- _SUPPLIED INFORMATION_:

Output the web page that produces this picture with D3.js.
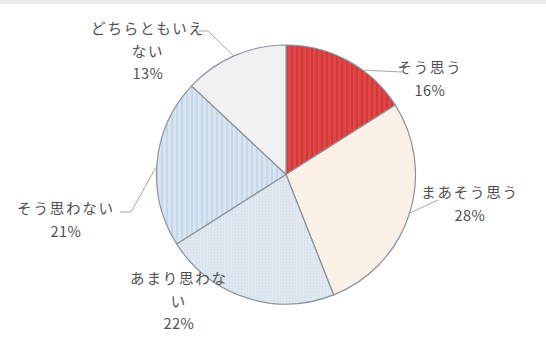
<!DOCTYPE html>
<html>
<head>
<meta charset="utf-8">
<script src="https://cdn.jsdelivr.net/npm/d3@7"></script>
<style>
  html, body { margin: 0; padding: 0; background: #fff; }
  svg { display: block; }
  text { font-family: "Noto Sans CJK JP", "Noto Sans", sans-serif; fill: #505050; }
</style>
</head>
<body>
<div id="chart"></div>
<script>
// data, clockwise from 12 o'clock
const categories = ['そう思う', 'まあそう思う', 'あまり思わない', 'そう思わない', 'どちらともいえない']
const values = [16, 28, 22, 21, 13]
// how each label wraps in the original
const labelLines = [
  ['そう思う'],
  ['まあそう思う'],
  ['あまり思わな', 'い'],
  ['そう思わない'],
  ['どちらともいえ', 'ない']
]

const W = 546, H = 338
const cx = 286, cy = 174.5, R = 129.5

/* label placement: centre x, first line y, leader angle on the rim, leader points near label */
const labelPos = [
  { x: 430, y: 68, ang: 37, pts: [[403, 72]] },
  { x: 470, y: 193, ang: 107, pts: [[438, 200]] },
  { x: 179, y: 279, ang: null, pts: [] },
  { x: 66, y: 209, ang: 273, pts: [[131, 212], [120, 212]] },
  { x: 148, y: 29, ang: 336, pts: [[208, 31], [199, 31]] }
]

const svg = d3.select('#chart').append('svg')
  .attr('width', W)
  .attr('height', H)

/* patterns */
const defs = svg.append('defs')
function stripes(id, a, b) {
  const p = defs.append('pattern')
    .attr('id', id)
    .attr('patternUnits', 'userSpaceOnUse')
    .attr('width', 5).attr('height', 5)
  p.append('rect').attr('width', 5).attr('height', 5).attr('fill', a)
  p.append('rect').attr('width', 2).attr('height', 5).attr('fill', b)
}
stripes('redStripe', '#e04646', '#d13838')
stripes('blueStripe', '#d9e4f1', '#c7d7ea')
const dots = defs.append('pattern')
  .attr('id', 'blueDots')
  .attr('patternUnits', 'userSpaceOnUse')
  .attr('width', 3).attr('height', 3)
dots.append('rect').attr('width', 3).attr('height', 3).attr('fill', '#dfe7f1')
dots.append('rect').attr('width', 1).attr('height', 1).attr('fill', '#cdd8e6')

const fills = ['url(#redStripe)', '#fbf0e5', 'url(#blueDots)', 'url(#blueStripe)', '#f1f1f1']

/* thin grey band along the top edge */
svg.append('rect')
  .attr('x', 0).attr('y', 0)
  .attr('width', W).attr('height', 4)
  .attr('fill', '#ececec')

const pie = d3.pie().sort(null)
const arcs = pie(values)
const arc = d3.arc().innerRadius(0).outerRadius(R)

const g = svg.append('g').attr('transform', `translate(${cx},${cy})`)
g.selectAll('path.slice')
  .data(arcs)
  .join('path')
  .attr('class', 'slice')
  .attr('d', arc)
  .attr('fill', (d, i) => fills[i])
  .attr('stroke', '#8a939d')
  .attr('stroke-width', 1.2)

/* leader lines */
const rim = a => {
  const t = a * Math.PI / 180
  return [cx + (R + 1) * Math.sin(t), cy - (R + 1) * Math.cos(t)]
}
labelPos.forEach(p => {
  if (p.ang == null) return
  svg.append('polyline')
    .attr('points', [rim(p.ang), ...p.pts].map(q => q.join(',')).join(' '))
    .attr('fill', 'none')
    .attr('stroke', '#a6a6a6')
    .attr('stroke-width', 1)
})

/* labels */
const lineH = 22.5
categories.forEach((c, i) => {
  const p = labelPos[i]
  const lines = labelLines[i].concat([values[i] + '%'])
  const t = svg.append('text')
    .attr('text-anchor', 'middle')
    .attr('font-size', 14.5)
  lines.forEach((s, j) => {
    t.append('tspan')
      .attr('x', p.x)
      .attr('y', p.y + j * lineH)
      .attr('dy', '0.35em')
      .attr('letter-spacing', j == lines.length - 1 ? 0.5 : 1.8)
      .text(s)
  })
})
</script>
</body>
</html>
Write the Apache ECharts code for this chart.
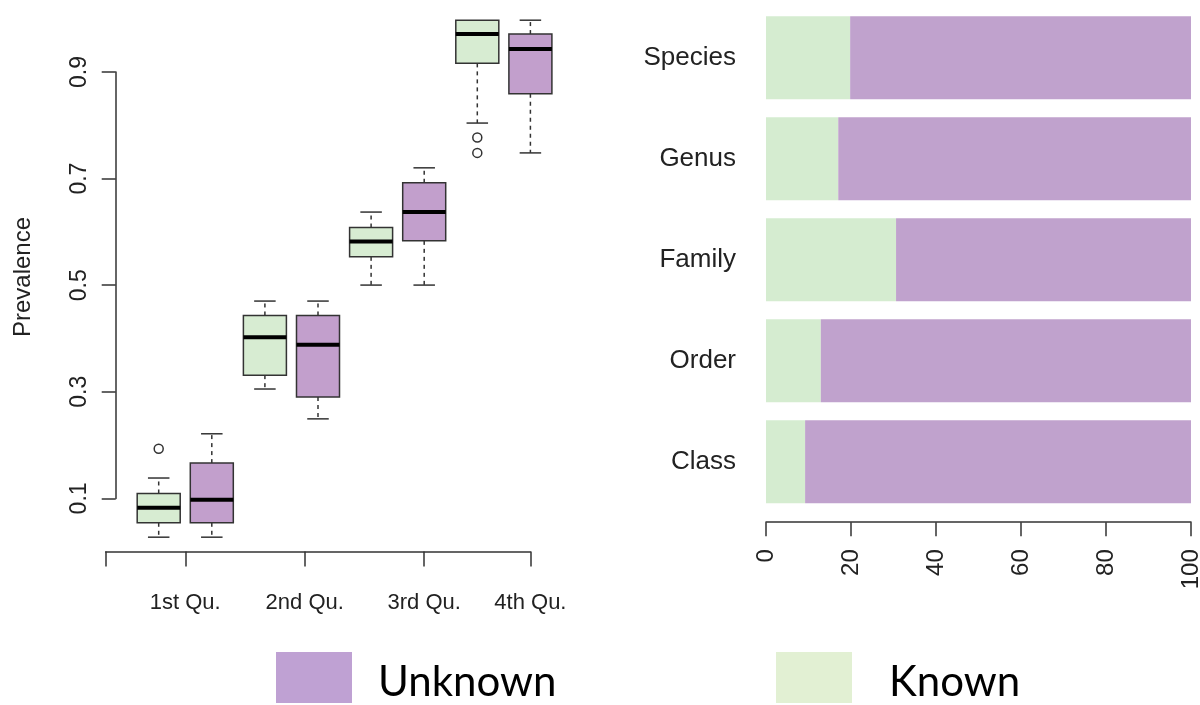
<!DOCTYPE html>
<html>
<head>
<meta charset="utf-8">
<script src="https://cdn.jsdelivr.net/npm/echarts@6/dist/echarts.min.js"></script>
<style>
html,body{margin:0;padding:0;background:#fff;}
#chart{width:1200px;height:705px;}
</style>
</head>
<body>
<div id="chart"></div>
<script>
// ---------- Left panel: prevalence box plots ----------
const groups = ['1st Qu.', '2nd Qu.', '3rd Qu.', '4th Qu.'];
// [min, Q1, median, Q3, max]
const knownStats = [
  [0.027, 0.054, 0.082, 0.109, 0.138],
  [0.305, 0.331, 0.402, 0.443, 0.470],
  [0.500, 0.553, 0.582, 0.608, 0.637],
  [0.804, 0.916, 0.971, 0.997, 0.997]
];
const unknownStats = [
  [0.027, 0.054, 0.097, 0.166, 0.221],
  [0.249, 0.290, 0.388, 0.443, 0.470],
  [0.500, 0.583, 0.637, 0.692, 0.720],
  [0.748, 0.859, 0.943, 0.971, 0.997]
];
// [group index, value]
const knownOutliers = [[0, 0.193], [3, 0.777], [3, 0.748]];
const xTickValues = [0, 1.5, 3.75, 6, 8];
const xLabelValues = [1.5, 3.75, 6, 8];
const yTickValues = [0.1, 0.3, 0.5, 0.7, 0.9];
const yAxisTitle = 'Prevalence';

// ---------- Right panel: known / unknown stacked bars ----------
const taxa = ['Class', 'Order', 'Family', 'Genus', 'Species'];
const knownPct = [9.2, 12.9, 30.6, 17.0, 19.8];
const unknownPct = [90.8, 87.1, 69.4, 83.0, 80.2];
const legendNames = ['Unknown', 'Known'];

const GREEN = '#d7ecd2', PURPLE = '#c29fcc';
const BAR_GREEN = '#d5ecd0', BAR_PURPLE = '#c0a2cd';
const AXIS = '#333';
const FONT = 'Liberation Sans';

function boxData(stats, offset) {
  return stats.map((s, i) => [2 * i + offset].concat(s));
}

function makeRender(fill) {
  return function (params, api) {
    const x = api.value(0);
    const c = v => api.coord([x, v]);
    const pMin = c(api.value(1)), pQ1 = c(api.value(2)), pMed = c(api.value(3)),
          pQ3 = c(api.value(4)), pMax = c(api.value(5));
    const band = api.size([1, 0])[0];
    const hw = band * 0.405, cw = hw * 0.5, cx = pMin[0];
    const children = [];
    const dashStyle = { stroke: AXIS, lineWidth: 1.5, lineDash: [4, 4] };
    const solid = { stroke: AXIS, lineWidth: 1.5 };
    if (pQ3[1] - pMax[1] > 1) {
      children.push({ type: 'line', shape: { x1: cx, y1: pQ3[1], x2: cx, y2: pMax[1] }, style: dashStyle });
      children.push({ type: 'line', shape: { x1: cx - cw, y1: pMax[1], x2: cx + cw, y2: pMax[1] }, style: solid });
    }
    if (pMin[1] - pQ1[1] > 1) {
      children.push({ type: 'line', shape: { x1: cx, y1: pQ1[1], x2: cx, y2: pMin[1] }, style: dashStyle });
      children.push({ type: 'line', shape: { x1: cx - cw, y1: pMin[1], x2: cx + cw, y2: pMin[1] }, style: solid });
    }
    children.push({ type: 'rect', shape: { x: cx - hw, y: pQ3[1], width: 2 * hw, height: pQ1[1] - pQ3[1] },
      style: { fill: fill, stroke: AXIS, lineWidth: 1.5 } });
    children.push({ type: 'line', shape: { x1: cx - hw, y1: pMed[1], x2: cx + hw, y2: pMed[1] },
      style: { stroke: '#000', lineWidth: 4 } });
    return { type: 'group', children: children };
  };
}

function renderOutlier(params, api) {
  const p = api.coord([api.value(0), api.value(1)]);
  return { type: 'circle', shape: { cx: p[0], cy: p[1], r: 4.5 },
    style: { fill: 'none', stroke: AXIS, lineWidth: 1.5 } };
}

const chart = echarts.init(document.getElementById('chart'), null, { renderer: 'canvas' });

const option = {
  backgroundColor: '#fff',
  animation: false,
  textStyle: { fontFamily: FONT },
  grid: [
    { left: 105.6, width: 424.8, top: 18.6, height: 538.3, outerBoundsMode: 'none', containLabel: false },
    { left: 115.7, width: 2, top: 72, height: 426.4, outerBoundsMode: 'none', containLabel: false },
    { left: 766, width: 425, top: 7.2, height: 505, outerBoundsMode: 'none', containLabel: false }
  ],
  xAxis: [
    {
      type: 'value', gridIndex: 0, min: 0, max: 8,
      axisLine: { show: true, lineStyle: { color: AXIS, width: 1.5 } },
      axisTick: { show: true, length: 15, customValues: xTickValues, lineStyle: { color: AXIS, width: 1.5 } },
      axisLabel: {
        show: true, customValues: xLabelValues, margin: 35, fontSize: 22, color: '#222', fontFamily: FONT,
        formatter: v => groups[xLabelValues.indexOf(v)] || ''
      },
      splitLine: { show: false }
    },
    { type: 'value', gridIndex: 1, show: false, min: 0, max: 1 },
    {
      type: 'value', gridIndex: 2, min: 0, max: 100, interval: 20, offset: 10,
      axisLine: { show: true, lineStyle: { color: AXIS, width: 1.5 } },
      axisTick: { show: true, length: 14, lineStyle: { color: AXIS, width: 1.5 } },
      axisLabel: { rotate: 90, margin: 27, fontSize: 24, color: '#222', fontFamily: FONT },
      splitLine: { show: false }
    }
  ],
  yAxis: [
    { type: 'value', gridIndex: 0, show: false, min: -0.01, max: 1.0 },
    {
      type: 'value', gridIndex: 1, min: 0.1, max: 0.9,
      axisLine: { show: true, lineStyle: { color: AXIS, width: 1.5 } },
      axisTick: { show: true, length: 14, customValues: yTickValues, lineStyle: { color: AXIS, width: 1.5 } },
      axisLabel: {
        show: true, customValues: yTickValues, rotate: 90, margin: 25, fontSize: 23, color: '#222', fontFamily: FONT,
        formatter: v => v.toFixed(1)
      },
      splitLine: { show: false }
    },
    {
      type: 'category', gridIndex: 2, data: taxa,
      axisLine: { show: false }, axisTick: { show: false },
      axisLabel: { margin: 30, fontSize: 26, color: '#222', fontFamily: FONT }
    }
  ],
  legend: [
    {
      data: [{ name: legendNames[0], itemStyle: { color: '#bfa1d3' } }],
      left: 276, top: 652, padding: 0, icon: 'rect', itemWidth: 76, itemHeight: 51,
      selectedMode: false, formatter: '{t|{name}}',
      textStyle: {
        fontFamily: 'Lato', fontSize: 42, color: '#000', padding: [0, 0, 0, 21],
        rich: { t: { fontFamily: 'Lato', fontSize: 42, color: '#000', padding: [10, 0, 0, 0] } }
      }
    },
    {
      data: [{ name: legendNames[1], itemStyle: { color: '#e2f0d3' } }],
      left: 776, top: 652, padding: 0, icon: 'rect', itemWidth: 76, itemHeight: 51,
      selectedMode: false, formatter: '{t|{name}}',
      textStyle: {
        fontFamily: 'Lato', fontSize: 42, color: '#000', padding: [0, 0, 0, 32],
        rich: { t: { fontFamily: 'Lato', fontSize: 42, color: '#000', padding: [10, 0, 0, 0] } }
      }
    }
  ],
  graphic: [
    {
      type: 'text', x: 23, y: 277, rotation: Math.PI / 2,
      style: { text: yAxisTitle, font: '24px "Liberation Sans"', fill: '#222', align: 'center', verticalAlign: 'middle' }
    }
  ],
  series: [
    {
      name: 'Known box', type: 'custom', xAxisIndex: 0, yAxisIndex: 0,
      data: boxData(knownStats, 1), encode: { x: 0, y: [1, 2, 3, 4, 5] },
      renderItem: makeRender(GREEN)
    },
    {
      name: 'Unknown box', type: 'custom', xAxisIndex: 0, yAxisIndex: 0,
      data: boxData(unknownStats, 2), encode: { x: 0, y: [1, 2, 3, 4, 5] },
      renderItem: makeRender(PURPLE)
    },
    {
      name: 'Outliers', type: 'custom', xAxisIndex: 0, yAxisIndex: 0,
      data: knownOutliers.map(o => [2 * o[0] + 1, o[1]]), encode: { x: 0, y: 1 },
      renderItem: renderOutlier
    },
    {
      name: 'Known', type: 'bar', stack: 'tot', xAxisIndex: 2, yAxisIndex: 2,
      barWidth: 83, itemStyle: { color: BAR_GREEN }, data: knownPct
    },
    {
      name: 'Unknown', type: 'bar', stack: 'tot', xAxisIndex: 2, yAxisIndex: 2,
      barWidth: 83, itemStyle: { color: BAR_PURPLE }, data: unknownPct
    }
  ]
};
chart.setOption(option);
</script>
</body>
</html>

- _TASK STATEMENT_: Pick out every line above that contains the word "this" and copy it.

- _EXERCISE OUTPUT_:
Output the web page that produces this picture with D3.js.
Write the Apache ECharts code for this chart.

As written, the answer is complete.